>> BEGIN Material

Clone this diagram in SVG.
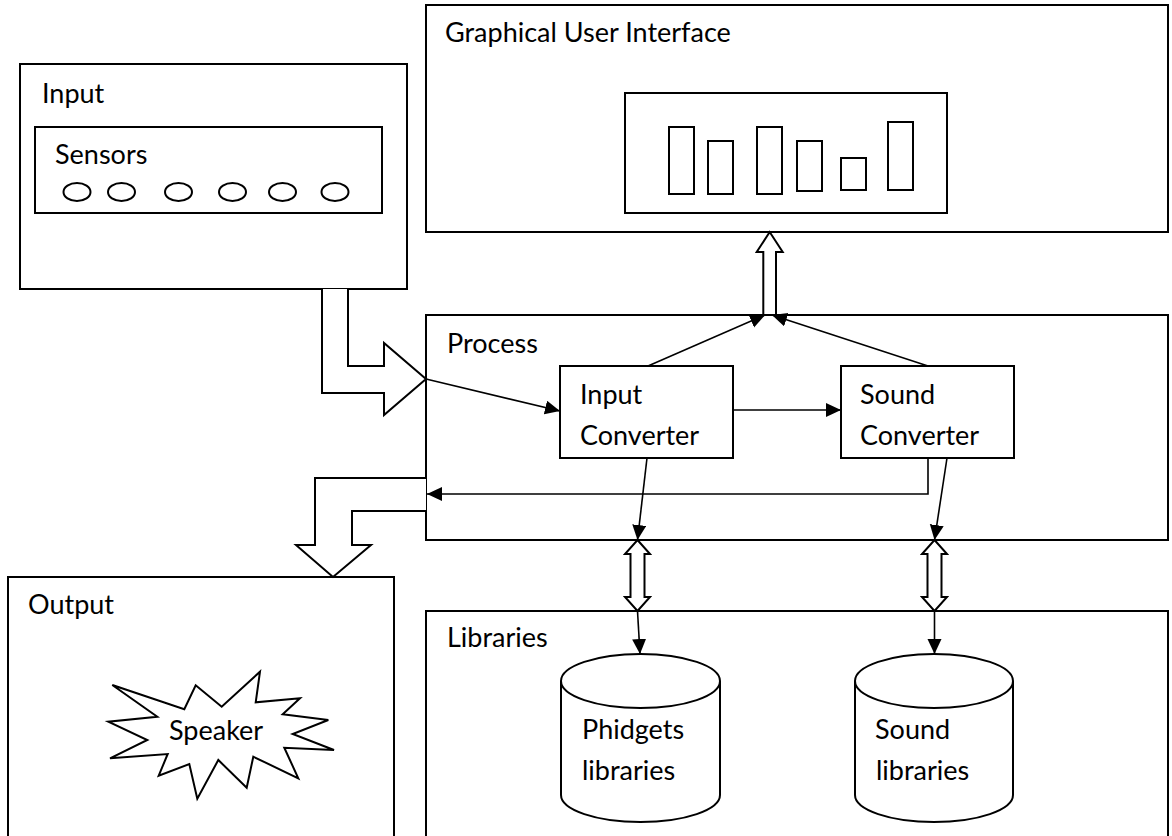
<svg xmlns="http://www.w3.org/2000/svg" width="1172" height="836" viewBox="0 0 1172 836">
<style>
.box{fill:#fff;stroke:#000;stroke-width:2}
.thin{fill:none;stroke:#000;stroke-width:1.6}
.hollow{fill:#fff;stroke:#000;stroke-width:2;stroke-linejoin:miter}
.lbl{font-family:Lato,"Open Sans","Liberation Sans",sans-serif;font-size:27px;fill:#000}
</style>
<defs>
<marker id="ah" markerUnits="userSpaceOnUse" markerWidth="16" markerHeight="15" refX="15" refY="7" orient="auto">
<path d="M0,0 L15,7 L0,14 z" fill="#000"/>
</marker>
</defs>
<rect width="1172" height="836" fill="#fff"/>

<g id="gui">
<rect class="box" x="426" y="5" width="742" height="227"/>
<text class="lbl" x="445" y="42">Graphical User Interface</text>
<rect class="box" x="625" y="93" width="322" height="120"/>
<rect class="box" x="669" y="127" width="25" height="67"/>
<rect class="box" x="708" y="141" width="25" height="53"/>
<rect class="box" x="757" y="127" width="25" height="67"/>
<rect class="box" x="797" y="141" width="25" height="50"/>
<rect class="box" x="841" y="158" width="25" height="32"/>
<rect class="box" x="888" y="122" width="25" height="68"/>
</g>

<g id="input">
<rect class="box" x="20" y="64" width="387" height="225"/>
<text class="lbl" x="42" y="103">Input</text>
<rect class="box" x="35" y="127" width="347" height="86"/>
<text class="lbl" x="55" y="164">Sensors</text>
<ellipse class="box" cx="77" cy="192" rx="13.5" ry="9"/>
<ellipse class="box" cx="121.5" cy="192" rx="13.5" ry="9"/>
<ellipse class="box" cx="178.5" cy="192" rx="13.5" ry="9"/>
<ellipse class="box" cx="232.5" cy="192" rx="13.5" ry="9"/>
<ellipse class="box" cx="282.5" cy="192" rx="13.5" ry="9"/>
<ellipse class="box" cx="335" cy="192" rx="13.5" ry="9"/>
</g>

<g id="process">
<rect class="box" x="426" y="315" width="742" height="225"/>
<text class="lbl" x="447" y="353">Process</text>
</g>

<g id="input-converter">
<rect class="box" x="560" y="366" width="173" height="92"/>
<text class="lbl" x="580" y="404">Input</text>
<text class="lbl" x="580" y="445">Converter</text>
</g>

<g id="sound-converter">
<rect class="box" x="841" y="366" width="173" height="92"/>
<text class="lbl" x="860" y="404">Sound</text>
<text class="lbl" x="860" y="445">Converter</text>
</g>

<g id="output">
<rect class="box" x="8" y="577" width="386" height="270"/>
<text class="lbl" x="28" y="614">Output</text>
<polygon class="box" points="112.3,685 184.3,709.3 195.7,685.3 221.7,706.7 260,671.7 255.7,702.3 300,698.3 282.7,714.3 328.3,720 292.7,734 334,750 284.3,747.7 298.3,778.3 253.3,756.7 246.7,787.7 218.3,760 197.3,798.7 189.3,764 158.7,775.7 167.7,754 110,758.3 147.3,740 108.3,721.7 157.3,716.7"/>
<text class="lbl" x="169" y="740">Speaker</text>
</g>

<g id="libraries">
<rect class="box" x="426" y="611" width="742" height="240"/>
<text class="lbl" x="447" y="647">Libraries</text>
</g>

<g id="phidgets-libraries">
<path class="box" d="M561,681 A79.5,27 0 0 1 720,681 L720,795 A79.5,27 0 0 1 561,795 Z"/>
<path class="thin" style="stroke-width:2" d="M561,681 A79.5,27 0 0 0 720,681"/>
<text class="lbl" x="582" y="739">Phidgets</text>
<text class="lbl" x="582" y="780">libraries</text>
</g>

<g id="sound-libraries">
<path class="box" d="M855,681 A79,27 0 0 1 1013,681 L1013,795 A79,27 0 0 1 855,795 Z"/>
<path class="thin" style="stroke-width:2" d="M855,681 A79,27 0 0 0 1013,681"/>
<text class="lbl" x="875" y="739">Sound</text>
<text class="lbl" x="876" y="780">libraries</text>
</g>

<g id="connectors">
<polyline class="hollow" points="322,289 322,393 384,393 384,415 426,379 384,343 384,366 348,366 348,289"/>
<polyline class="hollow" points="426,478 315,478 315,545 296,545 333,577 371,545 352,545 352,511 426,511"/>
<polygon class="hollow" points="763.3,315 763.3,252 756.7,252 769.7,232 782.7,252 776,252 776,315"/>
<polygon class="hollow" points="637.5,540 650,554 644.5,554 644.5,597 650,597 637.5,611 625,597 630.5,597 630.5,554 625,554"/>
<polygon class="hollow" points="934.5,540 947,554 941.5,554 941.5,597 947,597 934.5,611 922,597 927.5,597 927.5,554 922,554"/>
<line class="thin" x1="426" y1="379" x2="560" y2="411" marker-end="url(#ah)"/>
<line class="thin" x1="733" y1="410" x2="841" y2="410" marker-end="url(#ah)"/>
<line class="thin" x1="648" y1="366" x2="765" y2="315" marker-end="url(#ah)"/>
<line class="thin" x1="928" y1="366" x2="772" y2="315" marker-end="url(#ah)"/>
<polyline class="thin" points="928,458 928,494 427,494" marker-end="url(#ah)"/>
<line class="thin" x1="647" y1="458" x2="637.5" y2="540" marker-end="url(#ah)"/>
<line class="thin" x1="947" y1="458" x2="934.5" y2="540" marker-end="url(#ah)"/>
<line class="thin" x1="637.5" y1="611" x2="640" y2="654" marker-end="url(#ah)"/>
<line class="thin" x1="934.5" y1="611" x2="934.5" y2="654" marker-end="url(#ah)"/>
</g>
</svg>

>> END Material

__Task brief__
All of the data above should be transcribed verbatim, with pictures omitted.

__Solution to this exercise__
Clone this diagram in SVG.
<svg xmlns="http://www.w3.org/2000/svg" width="1172" height="836" viewBox="0 0 1172 836">
<style>
.box{fill:#fff;stroke:#000;stroke-width:2}
.thin{fill:none;stroke:#000;stroke-width:1.6}
.hollow{fill:#fff;stroke:#000;stroke-width:2;stroke-linejoin:miter}
.lbl{font-family:Lato,"Open Sans","Liberation Sans",sans-serif;font-size:27px;fill:#000}
</style>
<defs>
<marker id="ah" markerUnits="userSpaceOnUse" markerWidth="16" markerHeight="15" refX="15" refY="7" orient="auto">
<path d="M0,0 L15,7 L0,14 z" fill="#000"/>
</marker>
</defs>
<rect width="1172" height="836" fill="#fff"/>

<g id="gui">
<rect class="box" x="426" y="5" width="742" height="227"/>
<text class="lbl" x="445" y="42">Graphical User Interface</text>
<rect class="box" x="625" y="93" width="322" height="120"/>
<rect class="box" x="669" y="127" width="25" height="67"/>
<rect class="box" x="708" y="141" width="25" height="53"/>
<rect class="box" x="757" y="127" width="25" height="67"/>
<rect class="box" x="797" y="141" width="25" height="50"/>
<rect class="box" x="841" y="158" width="25" height="32"/>
<rect class="box" x="888" y="122" width="25" height="68"/>
</g>

<g id="input">
<rect class="box" x="20" y="64" width="387" height="225"/>
<text class="lbl" x="42" y="103">Input</text>
<rect class="box" x="35" y="127" width="347" height="86"/>
<text class="lbl" x="55" y="164">Sensors</text>
<ellipse class="box" cx="77" cy="192" rx="13.5" ry="9"/>
<ellipse class="box" cx="121.5" cy="192" rx="13.5" ry="9"/>
<ellipse class="box" cx="178.5" cy="192" rx="13.5" ry="9"/>
<ellipse class="box" cx="232.5" cy="192" rx="13.5" ry="9"/>
<ellipse class="box" cx="282.5" cy="192" rx="13.5" ry="9"/>
<ellipse class="box" cx="335" cy="192" rx="13.5" ry="9"/>
</g>

<g id="process">
<rect class="box" x="426" y="315" width="742" height="225"/>
<text class="lbl" x="447" y="353">Process</text>
</g>

<g id="input-converter">
<rect class="box" x="560" y="366" width="173" height="92"/>
<text class="lbl" x="580" y="404">Input</text>
<text class="lbl" x="580" y="445">Converter</text>
</g>

<g id="sound-converter">
<rect class="box" x="841" y="366" width="173" height="92"/>
<text class="lbl" x="860" y="404">Sound</text>
<text class="lbl" x="860" y="445">Converter</text>
</g>

<g id="output">
<rect class="box" x="8" y="577" width="386" height="270"/>
<text class="lbl" x="28" y="614">Output</text>
<polygon class="box" points="112.3,685 184.3,709.3 195.7,685.3 221.7,706.7 260,671.7 255.7,702.3 300,698.3 282.7,714.3 328.3,720 292.7,734 334,750 284.3,747.7 298.3,778.3 253.3,756.7 246.7,787.7 218.3,760 197.3,798.7 189.3,764 158.7,775.7 167.7,754 110,758.3 147.3,740 108.3,721.7 157.3,716.7"/>
<text class="lbl" x="169" y="740">Speaker</text>
</g>

<g id="libraries">
<rect class="box" x="426" y="611" width="742" height="240"/>
<text class="lbl" x="447" y="647">Libraries</text>
</g>

<g id="phidgets-libraries">
<path class="box" d="M561,681 A79.5,27 0 0 1 720,681 L720,795 A79.5,27 0 0 1 561,795 Z"/>
<path class="thin" style="stroke-width:2" d="M561,681 A79.5,27 0 0 0 720,681"/>
<text class="lbl" x="582" y="739">Phidgets</text>
<text class="lbl" x="582" y="780">libraries</text>
</g>

<g id="sound-libraries">
<path class="box" d="M855,681 A79,27 0 0 1 1013,681 L1013,795 A79,27 0 0 1 855,795 Z"/>
<path class="thin" style="stroke-width:2" d="M855,681 A79,27 0 0 0 1013,681"/>
<text class="lbl" x="875" y="739">Sound</text>
<text class="lbl" x="876" y="780">libraries</text>
</g>

<g id="connectors">
<polyline class="hollow" points="322,289 322,393 384,393 384,415 426,379 384,343 384,366 348,366 348,289"/>
<polyline class="hollow" points="426,478 315,478 315,545 296,545 333,577 371,545 352,545 352,511 426,511"/>
<polygon class="hollow" points="763.3,315 763.3,252 756.7,252 769.7,232 782.7,252 776,252 776,315"/>
<polygon class="hollow" points="637.5,540 650,554 644.5,554 644.5,597 650,597 637.5,611 625,597 630.5,597 630.5,554 625,554"/>
<polygon class="hollow" points="934.5,540 947,554 941.5,554 941.5,597 947,597 934.5,611 922,597 927.5,597 927.5,554 922,554"/>
<line class="thin" x1="426" y1="379" x2="560" y2="411" marker-end="url(#ah)"/>
<line class="thin" x1="733" y1="410" x2="841" y2="410" marker-end="url(#ah)"/>
<line class="thin" x1="648" y1="366" x2="765" y2="315" marker-end="url(#ah)"/>
<line class="thin" x1="928" y1="366" x2="772" y2="315" marker-end="url(#ah)"/>
<polyline class="thin" points="928,458 928,494 427,494" marker-end="url(#ah)"/>
<line class="thin" x1="647" y1="458" x2="637.5" y2="540" marker-end="url(#ah)"/>
<line class="thin" x1="947" y1="458" x2="934.5" y2="540" marker-end="url(#ah)"/>
<line class="thin" x1="637.5" y1="611" x2="640" y2="654" marker-end="url(#ah)"/>
<line class="thin" x1="934.5" y1="611" x2="934.5" y2="654" marker-end="url(#ah)"/>
</g>
</svg>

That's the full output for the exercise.